INPUT ROWS:
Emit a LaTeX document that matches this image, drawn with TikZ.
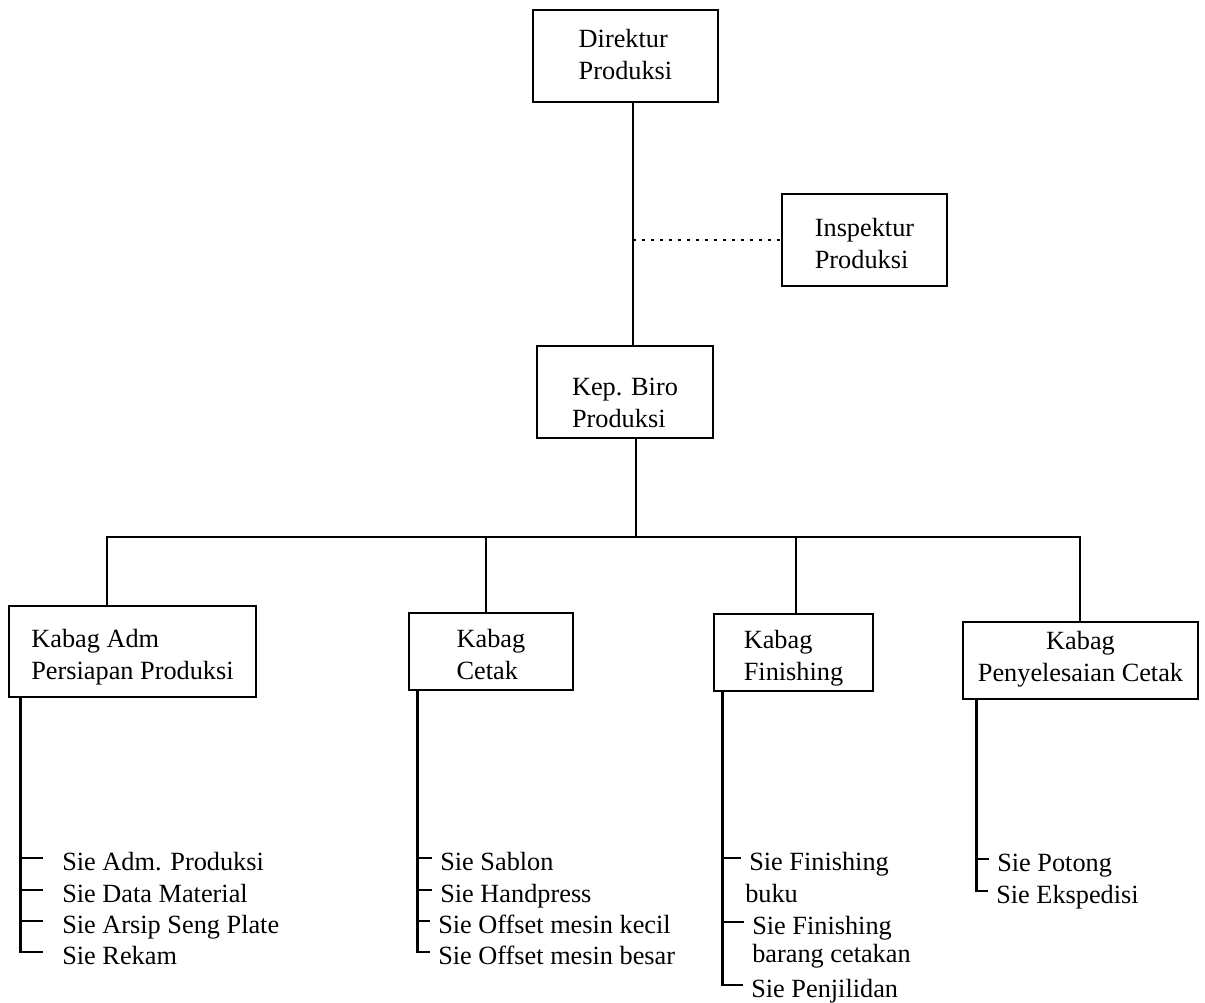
\documentclass[tikz,border=0pt]{standalone}
\usepackage{fontspec}
\setmainfont{Liberation Serif}
\usetikzlibrary{positioning}
\newcommand{\orgfont}{\fontsize{18.7}{22.8}\selectfont}

\begin{document}
\begin{tikzpicture}[x=0.025cm,y=-0.025cm]
  \tikzset{
    box/.style={draw=black, line width=2pt, inner sep=0pt, align=left, text depth=0pt, font=\orgfont},
    conn/.style={black, line width=1.6pt},
    staff/.style={black, line width=1.5pt, dash pattern=on 2pt off 4.4pt},
    sie/.style={anchor=base west, inner sep=0pt, text height=17pt, text depth=0pt, font=\orgfont}
  }
  \useasboundingbox (0,0) rectangle (1205,1003);

  % Top of the chart
  \node[box, text height=34pt, minimum width=4.625cm, minimum height=2.3cm] (dir) at (625.5,56) {Direktur\\Produksi};
  \node[box, text height=41pt, minimum width=4.125cm, minimum height=2.3cm] (insp) at (864.5,240) {Inspektur\\Produksi};
  \node[box, text height=51pt, minimum width=4.4cm, minimum height=2.3cm] (kep) at (625,392) {Kep. Biro\\Produksi};

  \coordinate (spine) at ([xshift=0.18cm]dir.south);
  \draw[conn] (spine) -- (spine |- kep.north);
  \draw[staff] (spine |- insp.west) -- (insp.west);

  % Kabag level
  \node[box, text height=40.4pt, minimum width=6.175cm, minimum height=2.275cm] (adm) at (132.5,651.5) {Kabag Adm\\Persiapan Produksi};
  \node[box, text height=40.4pt, minimum width=4.1cm, minimum height=1.925cm] (cetak) at (491,651.5) {Kabag\\Cetak};
  \node[box, text height=40.4pt, minimum width=3.975cm, minimum height=1.925cm] (fin) at (793.5,652.5) {Kabag\\Finishing};
  \node[box, align=center, text height=30.5pt, minimum width=5.875cm, minimum height=1.925cm] (pen) at (1080.5,660.5) {Kabag\\Penyelesaian Cetak};

  % Bus line
  \coordinate (busL) at (107,537);
  \coordinate (busR) at (1080,537);
  \coordinate (kepstem) at ([xshift=0.275cm]kep.south);
  \draw[conn] (kepstem) -- (kepstem |- busL);
  \draw[conn] (busL |- adm.north) -- (busL) -- (busR) -- (busR |- pen.north);
  \draw[conn] ([xshift=-0.125cm]cetak.north) -- ([xshift=-0.125cm]cetak.north |- busL);
  \draw[conn] ([xshift=0.06cm]fin.north) -- ([xshift=0.06cm]fin.north |- busL);

  % Sie lists
  \node[sie] (a1) at (62,870) {Sie Adm. Produksi};
  \node[sie] (a2) at (62,902) {Sie Data Material};
  \node[sie] (a3) at (62,933) {Sie Arsip Seng Plate};
  \node[sie] (a4) at (62,964) {Sie Rekam};

  \node[sie] (c1) at (440,870) {Sie Sablon};
  \node[sie] (c2) at (440,902) {Sie Handpress};
  \node[sie] (c3) at (438,933) {Sie Offset mesin kecil};
  \node[sie] (c4) at (438,964) {Sie Offset mesin besar};

  \node[sie] (f1) at (749,870) {Sie Finishing};
  \node[sie] (f1b) at (745,902) {buku};
  \node[sie] (f2) at (752,934) {Sie Finishing};
  \node[sie] (f2b) at (752,962) {barang cetakan};
  \node[sie] (f3) at (751,997) {Sie Penjilidan};

  \node[sie] (p1) at (997,871) {Sie Potong};
  \node[sie] (p2) at (996,903) {Sie Ekspedisi};

  % Stems and ticks
  \coordinate (admstem) at ([xshift=0.325cm]adm.south west);
  \draw[conn] (admstem) |- ([xshift=-0.475cm]a4.west);
  \foreach \s in {a1,a2,a3}
    \draw[conn] (admstem |- \s.west) -- ([xshift=-0.475cm]\s.west);

  \coordinate (cetakstem) at ([xshift=0.25cm]cetak.south west);
  \draw[conn] (cetakstem) |- ([xshift=-0.2cm]c4.west);
  \foreach \s in {c1,c2,c3}
    \draw[conn] (cetakstem |- \s.west) -- ([xshift=-0.2cm]\s.west);

  \coordinate (finstem) at ([xshift=0.25cm]fin.south west);
  \draw[conn] (finstem) |- ([xshift=-0.2cm]f3.west);
  \foreach \s in {f1,f2}
    \draw[conn] (finstem |- \s.west) -- ([xshift=-0.2cm]\s.west);

  \coordinate (penstem) at ([xshift=0.375cm]pen.south west);
  \draw[conn] (penstem) |- ([xshift=-0.2cm]p2.west);
  \draw[conn] (penstem |- p1.west) -- ([xshift=-0.2cm]p1.west);
\end{tikzpicture}
\end{document}
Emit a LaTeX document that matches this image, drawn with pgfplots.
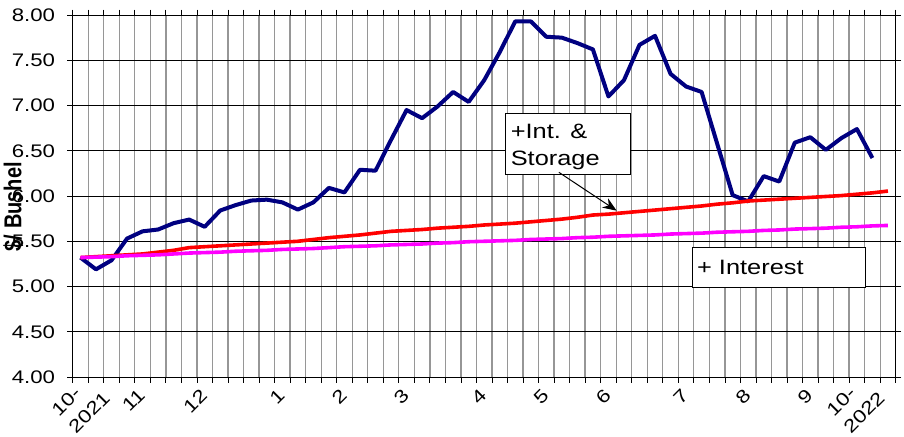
\documentclass[border=0pt]{standalone}
\usepackage{fontspec}
\setmainfont{Liberation Sans}[FakeStretch=1.22]
\newfontfamily\ylfont{Liberation Sans}
\usepackage{pgfplots}
\pgfplotsset{compat=1.18}
\usetikzlibrary{arrows.meta}
\newcommand\tickfont{\fontsize{18.2bp}{24bp}\selectfont}
\newcommand\annfont{\fontsize{20.8bp}{27bp}\selectfont}
\definecolor{navyblue}{RGB}{0,0,128}
\definecolor{gridgray}{RGB}{150,150,150}
\definecolor{puremagenta}{RGB}{255,0,255}
\definecolor{purered}{RGB}{255,0,0}
\begin{document}
\begin{tikzpicture}
\begin{axis}[
  scale only axis, width=823bp, height=362bp,
  xmin=0, xmax=53, ymin=4, ymax=8,
  clip=false,
  axis line style={black, line width=0.8bp},
  tick align=outside,
  xtick={4.15,8.15,13.15,17.15,21.15,26.15,30.15,34.15,39.15,43.15,47.15},
  xticklabels={11,12,1,2,3,4,5,6,7,8,9},
  minor xtick={0,1,...,53},
  major tick length=5.5bp,
  minor tick length=5.5bp,
  major x tick style={draw=none},
  minor x tick style={black, line width=0.8bp},
  major y tick style={black, line width=0.8bp},
  xticklabel shift=5bp,
  ytick={4,4.5,...,8},
  xmajorgrids=false, xminorgrids=true, ymajorgrids=true,
  minor x grid style={gridgray, line width=1.3bp},
  major y grid style={black, line width=0.8bp},
  /pgf/number format/assume math mode=true,
  yticklabel={\pgfmathprintnumber[fixed,fixed zerofill,precision=2]{\tick}},
  yticklabel style={font=\tickfont, anchor=east, inner sep=0pt, xshift=-12bp},
  xticklabel style={font=\tickfont, rotate=45, anchor=north east, inner sep=0pt},
]
% Blue: cash price
\addplot[navyblue, line width=4bp, line join=round] coordinates {
(0.5,5.32) (1.5,5.19) (2.5,5.29) (3.5,5.53) (4.5,5.61) (5.5,5.63) (6.5,5.70) (7.5,5.74)
(8.5,5.66) (9.5,5.84) (10.5,5.90) (11.5,5.95) (12.5,5.96) (13.5,5.93) (14.5,5.85) (15.5,5.93)
(16.5,6.09) (17.5,6.04) (18.5,6.29) (19.5,6.28) (20.5,6.62) (21.5,6.95) (22.5,6.86) (23.5,6.99)
(24.5,7.15) (25.5,7.04) (26.5,7.28) (27.5,7.59) (28.5,7.93) (29.5,7.93) (30.5,7.76) (31.5,7.75)
(32.5,7.69) (33.5,7.62) (34.5,7.10) (35.5,7.28) (36.5,7.67) (37.5,7.77) (38.5,7.35) (39.5,7.21)
(40.5,7.15) (41.5,6.58) (42.5,6.01) (43.5,5.94) (44.5,6.22) (45.5,6.16) (46.5,6.59) (47.5,6.65)
(48.5,6.51) (49.5,6.64) (50.5,6.74) (51.5,6.42)
};
% Red: + interest & storage
\addplot[purered, line width=3.6bp] coordinates {
(0.5,5.32) (1.5,5.33) (2.5,5.34) (3.5,5.35) (4.5,5.36) (5.5,5.38) (6.5,5.40) (7.5,5.43)
(8.5,5.44) (9.5,5.45) (10.5,5.46) (11.5,5.47) (12.5,5.48) (13.5,5.49) (14.5,5.50) (15.5,5.52)
(16.5,5.54) (17.5,5.555) (18.5,5.57) (19.5,5.59) (20.5,5.61) (21.5,5.62) (22.5,5.63) (23.5,5.645)
(24.5,5.655) (25.5,5.665) (26.5,5.68) (27.5,5.69) (28.5,5.70) (29.5,5.715) (30.5,5.73) (31.5,5.745)
(32.5,5.765) (33.5,5.79) (34.5,5.80) (35.5,5.815) (36.5,5.83) (37.5,5.845) (38.5,5.86) (39.5,5.875)
(40.5,5.89) (41.5,5.91) (42.5,5.925) (43.5,5.945) (44.5,5.955) (45.5,5.965) (46.5,5.975) (47.5,5.985)
(48.5,5.995) (49.5,6.005) (50.5,6.02) (51.5,6.035) (52.5,6.055)
};
% Magenta: + interest
\addplot[puremagenta, line width=3.6bp] coordinates {
(0.5,5.32) (1.5,5.325) (2.5,5.33) (3.5,5.34) (4.5,5.345) (5.5,5.35) (6.5,5.36) (7.5,5.37)
(8.5,5.375) (9.5,5.38) (10.5,5.39) (11.5,5.395) (12.5,5.40) (13.5,5.41) (14.5,5.415) (15.5,5.42)
(16.5,5.43) (17.5,5.44) (18.5,5.445) (19.5,5.45) (20.5,5.46) (21.5,5.465) (22.5,5.47) (23.5,5.48)
(24.5,5.485) (25.5,5.495) (26.5,5.50) (27.5,5.505) (28.5,5.51) (29.5,5.52) (30.5,5.525) (31.5,5.53)
(32.5,5.54) (33.5,5.545) (34.5,5.555) (35.5,5.56) (36.5,5.565) (37.5,5.57) (38.5,5.58) (39.5,5.585)
(40.5,5.59) (41.5,5.60) (42.5,5.605) (43.5,5.61) (44.5,5.62) (45.5,5.625) (46.5,5.635) (47.5,5.64)
(48.5,5.645) (49.5,5.655) (50.5,5.66) (51.5,5.67) (52.5,5.675)
};
% year labels
\node[font=\tickfont, rotate=45, anchor=north east, align=left, inner sep=0pt] at (axis cs:0.8,4.044) {10-\\2021};
\node[font=\tickfont, rotate=45, anchor=north east, align=left, inner sep=0pt] at (axis cs:50.7,4.044) {10-\\2022};
% y label
\node[font=\ylfont\bfseries\fontsize{20bp}{24bp}\selectfont, xscale=1.22, rotate=90] at (axis cs:-3.825,5.882) {\$/ Bushel};
% annotation boxes
\draw[black, line width=0.8bp, fill=white] (axis cs:27.88,6.914) rectangle (axis cs:35.93,6.243);
\node[font=\annfont, anchor=base west, inner sep=0pt] at (axis cs:28.2,6.638) {+Int. \&};
\node[font=\annfont, anchor=base west, inner sep=0pt] at (axis cs:28.2,6.335) {Storage};
\draw[black, line width=1bp, -{Stealth[length=14bp,width=11bp]}] (axis cs:31.31,6.262) -- (axis cs:35.03,5.838);
\draw[black, line width=0.8bp, fill=white] (axis cs:39.92,5.433) rectangle (axis cs:51.02,4.991);
\node[font=\annfont, anchor=base west, inner sep=0pt] at (axis cs:40.2,5.138) {+ Interest};
\coordinate (bbl) at (axis cs:-4.681,3.348);
\coordinate (btr) at (axis cs:53.534,8.166);
\end{axis}
\pgfresetboundingbox
\path (bbl) rectangle (btr);
\end{tikzpicture}
\end{document}
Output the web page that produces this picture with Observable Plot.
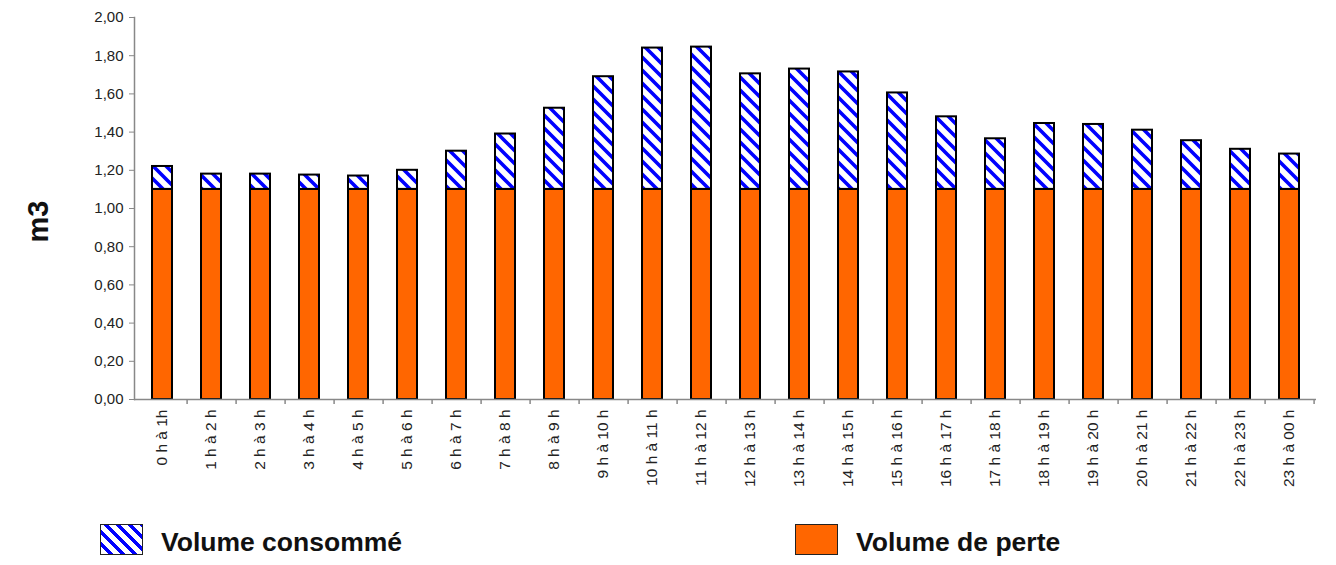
<!DOCTYPE html>
<html>
<head>
<meta charset="utf-8">
<script src="https://cdn.jsdelivr.net/npm/d3@7"></script>
<script src="https://cdn.jsdelivr.net/npm/@observablehq/plot@0.6"></script>
<style>
  html, body { margin: 0; padding: 0; background: #fff; }
  body { width: 1336px; height: 565px; overflow: hidden; font-family: "Liberation Sans", Arial, sans-serif; }
  #wrap { position: relative; width: 1336px; height: 565px; }
  #chart svg { display: block; }
  #chart [aria-label="y-axis tick"] { stroke: #888; }
  #chart [aria-label="x-axis tick label"], #chart [aria-label="x-axis tick label"] text { font-size: 15.5px !important; }
  #chart [aria-label="y-axis tick label"], #chart [aria-label="y-axis tick label"] text { font-size: 15px !important; }
  .legend { position: absolute; top: 524px; display: flex; align-items: center; }
  .sw { width: 43px; height: 31px; border: 1.5px solid #222; box-sizing: border-box; flex: none; }
  .lt { font-weight: bold; font-size: 26.5px; color: #111; margin-left: 18px; line-height: 31px; position: relative; top: 3px; }
</style>
</head>
<body>
<div id="wrap">
  <div id="chart"></div>
  <div id="legend"></div>
</div>
<script>
const hours = ["0 h à 1h","1 h à 2 h","2 h à 3 h","3 h à 4 h","4 h à 5 h","5 h à 6 h","6 h à 7 h","7 h à 8 h","8 h à 9 h","9 h à 10 h","10 h à 11 h","11 h à 12 h","12 h à 13 h","13 h à 14 h","14 h à 15 h","15 h à 16 h","16 h à 17 h","17 h à 18 h","18 h à 19 h","19 h à 20 h","20 h à 21 h","21 h à 22 h","22 h à 23 h","23 h à 00 h"];
const volumePerte = [1.10,1.10,1.10,1.10,1.10,1.10,1.10,1.10,1.10,1.10,1.10,1.10,1.10,1.10,1.10,1.10,1.10,1.10,1.10,1.10,1.10,1.10,1.10,1.10];
const volumeConsomme = [0.12,0.08,0.08,0.075,0.07,0.10,0.20,0.29,0.425,0.59,0.74,0.745,0.605,0.63,0.615,0.505,0.38,0.265,0.345,0.34,0.31,0.255,0.21,0.185];
const yTicks = [0,0.2,0.4,0.6,0.8,1.0,1.2,1.4,1.6,1.8,2.0];
const seriesNames = ["Volume consommé", "Volume de perte"];

const totals = volumePerte.map((v, i) => v + volumeConsomme[i]);
const fmt = d => d.toFixed(2).replace(".", ",");

const chart = Plot.plot({
  width: 1336,
  height: 500,
  marginLeft: 134,
  marginRight: 20,
  marginTop: 17,
  marginBottom: 101,
  style: { fontFamily: "'Liberation Sans', Arial, sans-serif", color: "#222", background: "#fff" },
  x: { type: "band", domain: hours, paddingInner: 0.594, paddingOuter: 0.297, label: null },
  y: { domain: [0, 2], label: null },
  marks: [
    Plot.barY(hours, { x: hours, y1: 0, y2: volumePerte, fill: "#FF6600", stroke: "#000", strokeWidth: 2 }),
    Plot.barY(hours, { x: hours, y1: volumePerte, y2: totals, fill: "url(#stripesConso)", stroke: "#000", strokeWidth: 2 }),
    Plot.ruleY([0], { stroke: "#888", strokeWidth: 1.5 }),
    Plot.ruleX(hours, { x: hours, dx: 24.6, y1: 0, y2: 0, insetBottom: -5, stroke: "#888", strokeWidth: 1.5 }),
    Plot.frame({ anchor: "left", stroke: "#888", strokeWidth: 1.5 }),
    Plot.axisY({ ticks: yTicks, tickFormat: fmt, tickSize: 5, tickPadding: 6, fontSize: 15, label: null }),
    Plot.axisX({ tickSize: 0, tickPadding: 10, tickRotate: -90, fontSize: 15.5, label: null }),
    Plot.text(["m3"], { frameAnchor: "left", dx: -96, dy: 34, rotate: -90, fontSize: 29, fontWeight: "bold", fill: "#111" })
  ]
});

// pattern definition for the hatched series
const svgSel = d3.select(chart);
const defs = svgSel.insert("defs", ":first-child");
const pat = defs.append("pattern")
  .attr("id", "stripesConso")
  .attr("patternUnits", "userSpaceOnUse")
  .attr("width", 13).attr("height", 13);
pat.append("rect").attr("width", 13).attr("height", 13).attr("fill", "#fff");
pat.append("path")
  .attr("d", "M-3,-3 L16,16 M-3,10 L3,16 M10,-3 L16,3")
  .attr("stroke", "#0000FF").attr("stroke-width", 3.6);

// enforce tick label font sizes
svgSel.selectAll('[aria-label="x-axis tick label"]').attr("font-size", 15.5);
svgSel.selectAll('[aria-label="y-axis tick label"]').attr("font-size", 15);

document.getElementById("chart").appendChild(chart);

// legend
const legend = document.getElementById("legend");
const legendItems = [
  { name: seriesNames[0], left: 100 },
  { name: seriesNames[1], left: 795 }
];
legendItems.forEach((it, i) => {
  const d = document.createElement("div");
  d.className = "legend";
  d.style.left = it.left + "px";
  const sw = document.createElement("div");
  sw.className = "sw";
  sw.style.background = i === 0
    ? "repeating-linear-gradient(45deg, #fff 0px, #fff 5.5px, #0000FF 5.5px, #0000FF 8.5px)"
    : "#FF6600";
  const t = document.createElement("span");
  t.className = "lt";
  t.textContent = it.name;
  d.appendChild(sw);
  d.appendChild(t);
  legend.appendChild(d);
});
</script>
</body>
</html>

OBJECTIVE: Your task is to return the lines above, from the first one up to and including the line containing "text height=30.5pt, minimum", minus any pictures.

ANSWER TO THIS TASK:
Emit a LaTeX document that matches this image, drawn with TikZ.
\documentclass[tikz,border=0pt]{standalone}
\usepackage{fontspec}
\setmainfont{Liberation Serif}
\usetikzlibrary{positioning}
\newcommand{\orgfont}{\fontsize{18.7}{22.8}\selectfont}

\begin{document}
\begin{tikzpicture}[x=0.025cm,y=-0.025cm]
  \tikzset{
    box/.style={draw=black, line width=2pt, inner sep=0pt, align=left, text depth=0pt, font=\orgfont},
    conn/.style={black, line width=1.6pt},
    staff/.style={black, line width=1.5pt, dash pattern=on 2pt off 4.4pt},
    sie/.style={anchor=base west, inner sep=0pt, text height=17pt, text depth=0pt, font=\orgfont}
  }
  \useasboundingbox (0,0) rectangle (1205,1003);

  % Top of the chart
  \node[box, text height=34pt, minimum width=4.625cm, minimum height=2.3cm] (dir) at (625.5,56) {Direktur\\Produksi};
  \node[box, text height=41pt, minimum width=4.125cm, minimum height=2.3cm] (insp) at (864.5,240) {Inspektur\\Produksi};
  \node[box, text height=51pt, minimum width=4.4cm, minimum height=2.3cm] (kep) at (625,392) {Kep. Biro\\Produksi};

  \coordinate (spine) at ([xshift=0.18cm]dir.south);
  \draw[conn] (spine) -- (spine |- kep.north);
  \draw[staff] (spine |- insp.west) -- (insp.west);

  % Kabag level
  \node[box, text height=40.4pt, minimum width=6.175cm, minimum height=2.275cm] (adm) at (132.5,651.5) {Kabag Adm\\Persiapan Produksi};
  \node[box, text height=40.4pt, minimum width=4.1cm, minimum height=1.925cm] (cetak) at (491,651.5) {Kabag\\Cetak};
  \node[box, text height=40.4pt, minimum width=3.975cm, minimum height=1.925cm] (fin) at (793.5,652.5) {Kabag\\Finishing};
  \node[box, align=center, text height=30.5pt, minimum width=5.875cm, minimum height=1.925cm] (pen) at (1080.5,660.5) {Kabag\\Penyelesaian Cetak};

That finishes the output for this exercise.